Ao perguntar a qualquer habitante de qualquer esfera social se preferiria um sistema de transporte público mais extenso e com maior qualidade, a resposta é sempre um unânime e uníssono sim. Até que interfira nos generosos espaços dos transportes individuais, porque aí já se torna uma afronta autoritária contra o direito de ir e vir dos carros e motos da cidade. Vi muitas reclamações sobre os números de ciclistas e as faixas dadas a eles, e como isso é antidemocrático com os milhões de motoristas, que agora têm apenas das algumas das suas dezenas de milhares de faixas a menos. O que é ilógico, porque a comparação democrática não se dá por números e sim por área e externalidades. Um motorista ocupa 8 vezes mais espaço e emite 11 vezes mais poluentes do que um usuário de ônibus, consome 25 vezes mais energia do que um usuário de metrô, ocupa o espaço de 30 bicicletas, além de causar 1.117 mortes no trânsito por ano e bilhões em gastos públicos com saúde. Deste modo, democrático mesmo (pois na democracia todos os cidadãos têm o mesmo valor) seria dar 8 faixas aos ônibus e uma aos carros, isto sem contar as bicicletas. Se ainda não faz sentido, pense nos assentos de um avião. Você aceitaria que um passageiro tivesse 8 assentos enquanto você e mais 7 tivessem assentos 12% menores, sendo que todos pagam o mesmo preço na passagem? Da mesma forma, todos sonham com uma sociedade mais justa, menos violenta, com espaços urbanos compartilhados e acessíveis. Mas não se conformam quando se vêem requisitados a fazer concessões para que a justiça aconteça.
É como a pessoa que quer perder peso sem mudar a alimentação. Além de impossível, é uma atitude completamente ilógica sobre o processo. O cidadão gostaria que São Paulo tivesse as ruas prazerosas de Paris, o transporte público de Londres e a riqueza cultural de Barcelona, mas se indispõe ao metrô perto de casa, ao museu barato no seu bairro e à bicicleta na faixa ao lado do seu SUV. Sim, todos gritam e todos sabemos que São Paulo não é Paris, nem Amsterdam, nem Copenhague nem Londres. Mas todas essas cidades foram São Paulo 40 anos atrás, o que mostra que São Paulo pode não apenas ser uma delas, mas sim uma combinação ainda melhor de todas, em 20 anos à frente. Londres sofria com congestionamentos intermináveis, e Amsterdam era coberta por estacionamentos. Obviamente, não estou falando de modo geral. Temos visto um massivo apoio às ciclofaixas e às faixas de ônibus, incluindo dos próprios motoristas. Este artigo trata de uma parcela da população, geralmente conservadora, que se opõe à democratização dos espaços dos seus bairros e das ruas dos seus trajetos.

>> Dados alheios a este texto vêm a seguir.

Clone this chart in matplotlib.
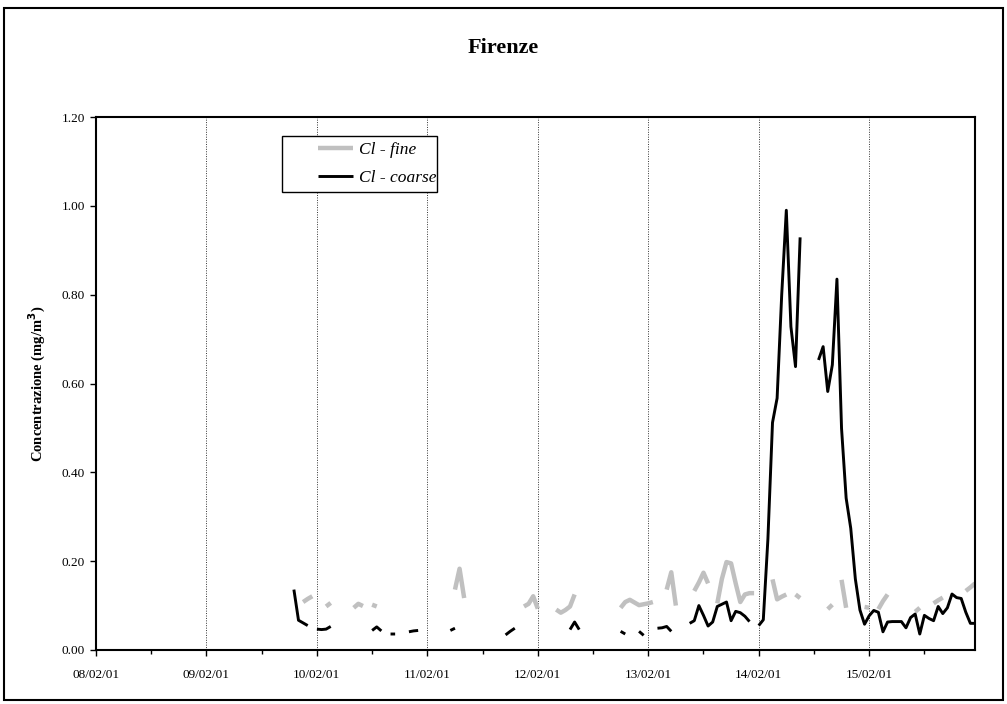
import numpy as np
import pandas as pd
import matplotlib
matplotlib.use("Agg")
import matplotlib.pyplot as plt
import matplotlib.dates as mdates
from matplotlib.patches import Rectangle

plt.rcParams['font.family'] = ['Liberation Serif', 'DejaVu Serif']

# hourly data, first value is 09/02/01 18:00 (None = missing)
start = "2001-02-09 18:00"

cl_coarse = [
    None, 0.136, 0.067, 0.061, 0.055, None,
    # 10/02
    0.047, 0.046, 0.047, 0.053, None, None, None, None, None, None, None, None,
    0.044, 0.052, 0.043, None, 0.036, 0.036, None, None, 0.041, 0.043, 0.044, None,
    # 11/02
    None, None, None, None, None, 0.044, 0.049, None, None, None, None, None,
    None, None, None, None, None, 0.034, 0.042, 0.049, None, None, None, None,
    # 12/02
    None, None, None, None, None, None, None, 0.046, 0.063, 0.046, None, None,
    None, None, None, None, None, None, 0.042, 0.036, None, None, 0.042, 0.033,
    # 13/02
    None, None, 0.049, 0.050, 0.053, 0.042, None, None, None, 0.060, 0.066, 0.100,
    0.078, 0.054, 0.063, 0.098, 0.103, 0.108, 0.066, 0.087, 0.084, 0.076, 0.064, None,
    # 14/02
    0.055, 0.068, 0.250, 0.512, 0.567, 0.800, 0.990, 0.728, 0.638, 0.929, None, None,
    None, 0.653, 0.683, 0.582, 0.642, 0.835, 0.499, 0.342, 0.274, 0.160, 0.090, 0.058,
    # 15/02
    0.077, 0.089, 0.085, 0.041, 0.063, 0.064, 0.064, 0.064, 0.050, 0.073, 0.081, 0.036,
    0.078, 0.071, 0.066, 0.098, 0.082, 0.095, 0.126, 0.118, 0.116, 0.085, 0.060, 0.060,
]

cl_fine = [
    None, None, None, 0.108, 0.115, 0.121,
    # 10/02
    None, None, 0.098, 0.106, None, None, None, None, 0.095, 0.104, 0.099, None,
    0.102, 0.098, None, None, None, None, None, None, None, None, None, None,
    # 11/02
    None, None, None, None, None, None, 0.136, 0.183, 0.117, None, None, None,
    None, None, None, None, None, None, None, None, None, 0.098, 0.104, 0.121,
    # 12/02
    0.093, None, None, None, 0.091, 0.084, 0.090, 0.098, 0.125, None, None, None,
    None, None, None, None, None, None, 0.095, 0.108, 0.113, 0.107, 0.101, 0.103,
    # 13/02
    0.105, 0.108, None, None, 0.136, 0.175, 0.100, None, None, None, 0.133, 0.152,
    0.174, 0.150, None, 0.105, 0.160, 0.198, 0.195, 0.150, 0.108, 0.125, 0.128, 0.128,
    # 14/02
    None, None, None, 0.159, 0.114, 0.120, 0.125, None, 0.125, 0.117, None, None,
    None, None, None, 0.092, 0.102, None, 0.158, 0.095, None, None, None, 0.097,
    # 15/02
    0.095, None, 0.092, 0.110, 0.125, None, None, None, None, None, 0.086, 0.095,
    None, None, 0.105, 0.112, 0.118, None, None, None, None, 0.133, 0.141, 0.150,
]

coarse = np.array(cl_coarse, dtype=float)
fine = np.array(cl_fine, dtype=float)
times = pd.date_range(start, periods=len(coarse), freq="h")

W, H = 1007, 704
fig = plt.figure(figsize=(W / 100, H / 100), dpi=100)
ax = fig.add_axes([96 / W, 1 - 650 / H, (975 - 96) / W, (650 - 117) / H])

ax.plot(times, fine, color="#c0c0c0", lw=3.2, solid_capstyle="butt", label="Cl - fine")
ax.plot(times, coarse, color="black", lw=2.1, solid_capstyle="butt", label="Cl - coarse")

ax.set_xlim(pd.Timestamp("2001-02-08 00:00"), pd.Timestamp("2001-02-15 23:00"))
ax.set_ylim(0, 1.2)
ax.set_yticks(np.arange(0, 1.21, 0.2))
ax.yaxis.set_major_formatter(plt.FormatStrFormatter("%.2f"))

ax.xaxis.set_major_locator(mdates.DayLocator())
ax.xaxis.set_minor_locator(mdates.HourLocator(byhour=12))
ax.xaxis.set_major_formatter(mdates.DateFormatter("%d/%m/%y"))
ax.grid(axis="x", which="major", color="#333333", ls=(0, (1, 1.5)), lw=0.7)

ax.tick_params(axis="both", which="major", direction="out", length=4, width=1, labelsize=9.5)
ax.tick_params(axis="x", which="major", pad=10)
ax.tick_params(axis="y", which="major", pad=4)
ax.tick_params(axis="x", which="minor", direction="out", length=3, width=1)
for s in ax.spines.values():
    s.set_linewidth(1.5)

ax.set_ylabel("Concentrazione (mg/m$^\\mathbf{3}$)", fontsize=10.5, fontweight="bold", labelpad=10)
fig.text(0.5, 1 - 48 / H, "Firenze", ha="center", va="center", fontsize=16, fontweight="bold")

# legend box drawn separately so the handle sits away from the left edge
ax.add_patch(Rectangle((282 / W, 1 - 192 / H), 155 / W, 56 / H, transform=fig.transFigure,
                       facecolor="white", edgecolor="black", lw=1.0, zorder=4, clip_on=False))
leg = ax.legend(loc="upper left", bbox_to_anchor=(318 / W, 1 - 142 / H),
                bbox_transform=fig.transFigure, frameon=False,
                prop={"style": "italic", "size": 12.5}, handlelength=2.0,
                handletextpad=0.35, borderpad=0, labelspacing=0.7, borderaxespad=0)
leg.set_zorder(5)

fig.patches.append(Rectangle((4 / W, 4 / H), 999 / W, 692 / H, transform=fig.transFigure,
                             fill=False, edgecolor="black", lw=1.5))

fig.savefig("out.png", dpi=100)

O problema no discurso destes céticos é a vontade do benefício sem o comprometimento com o esforço. Até concordam que a cidade seria muito melhor de outra forma, mas querem apenas mergulhar na piscina quando ela já estiver pronta. Querem todas as vantagens das grandes cidades, sem que se mexam nas largas avenidas para não atrapalhar a fluidez de seus possantes. Nisto, outro ponto ilógico dos NIMBYs paulistanos que as teorias dos transportes explicam: tirar uma faixa dos carros para dar aos ônibus, ou mesmo bicicletas, não aumenta proporcionalmente o trânsito da cidade, porque a população de São Paulo é um número finito. Logo, com a menor oferta de espaço, há uma migração dos motoristas aos outros modais que compensa o menor espaço com menor demanda. Consequentemente, a fluidez mantém-se, ou, em muitos casos, até melhora.
Portanto, antes de discutirmos quem tem mais direito sobre a cidade, temos que pensar em como vemos a relação entre a percepção do espaço próprio contra o espaço compartilhado. Pois ninguém tem mais direito sobre a cidade. E se lhe parece que estão priorizando usuários de transporte público e ciclistas às custas dos motoristas, na verdade este é apenas o ajuste de décadas de prioridade dos automóveis sobre todos os demais modais. Estruturas físicas agregadoras não funcionam enquanto usadas por mentes segregadoras.Não é a questão de querer pedalar ou não, ou andar de carro ou de ônibus ou de metrô. Mas sim de entender que enquanto eu não ceder o meu quintal, a rua nunca será tão bonita quanto eu gostaria que fosse.